Question

Which of the following aqueous solutions will show maximum vapour pressure at 300 K?

• A. $0.1$ M Glucose
• B. $0.1$ M $NaCl$
• C. $0.1$ M $CaCl_2$
• D. $0.1$ M $AlCl_3$

Hint:

For colligative properties, always consider the \textbf{effective number of solute particles} \((i \times M)\).
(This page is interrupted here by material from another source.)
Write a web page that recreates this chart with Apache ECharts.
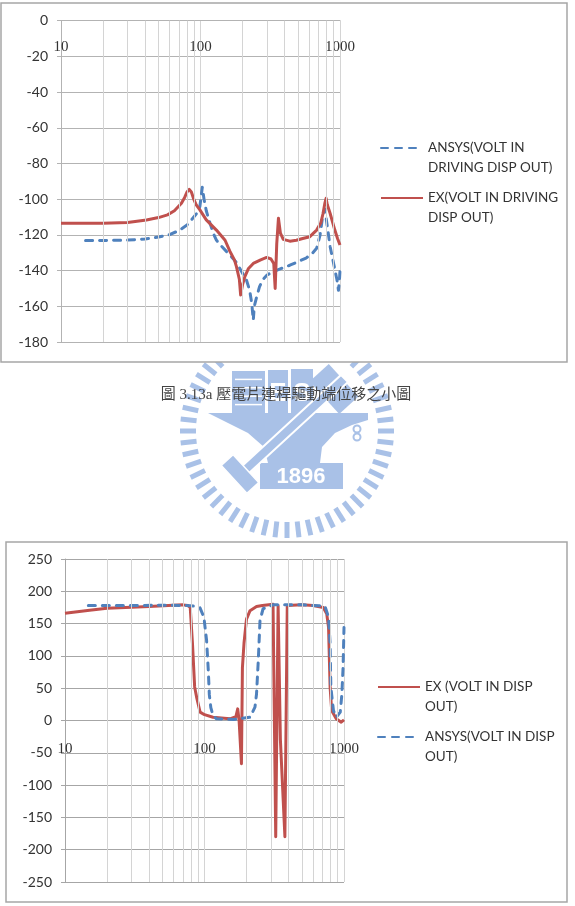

• Larger \(i \times M\) \( \Rightarrow \) greater lowering of vapour pressure
• Larger \(i \times M\) \( \Rightarrow \) higher boiling point
• Larger \(i \times M\) \( \Rightarrow \) lower freezing point
• Larger \(i \times M\) \( \Rightarrow \) higher osmotic pressure

Answer 1

The Correct Option is A

Step 1: Understanding the Question:
Vapour pressure is a colligative property. Specifically, the relative lowering of vapour pressure is proportional to the concentration of solute particles.
Step 2: Key Formula or Approach:
Vapour pressure $(\text{V.P.}) \propto \frac{1}{\text{Lowering of V.P.}} \propto \frac{1}{\text{Effective Concentration } (i \times M)}$
where $i$ is the van't Hoff factor.
Step 3: Detailed Explanation:
Maximum vapour pressure means minimum lowering of vapour pressure, which occurs when there are the fewest number of particles in solution.
Assuming molarity $M = 0.1$ for all:
- (A) Glucose: Non-electrolyte, $i = 1$. Total particles $= 0.1 \times 1 = 0.1$.
- (B) $NaCl$: Dissociates into $Na^+ + Cl^-$, $i = 2$. Total particles $= 0.1 \times 2 = 0.2$.
- (C) $CaCl_2$: Dissociates into $Ca^{2+} + 2Cl^-$, $i = 3$. Total particles $= 0.1 \times 3 = 0.3$.
- (D) $AlCl_3$: Dissociates into $Al^{3+} + 3Cl^-$, $i = 4$. Total particles $= 0.1 \times 4 = 0.4$.
Glucose has the lowest effective concentration of particles, so it shows the maximum vapour pressure.
Step 4: Final Answer:
$0.1$ M Glucose solution shows maximum vapour pressure.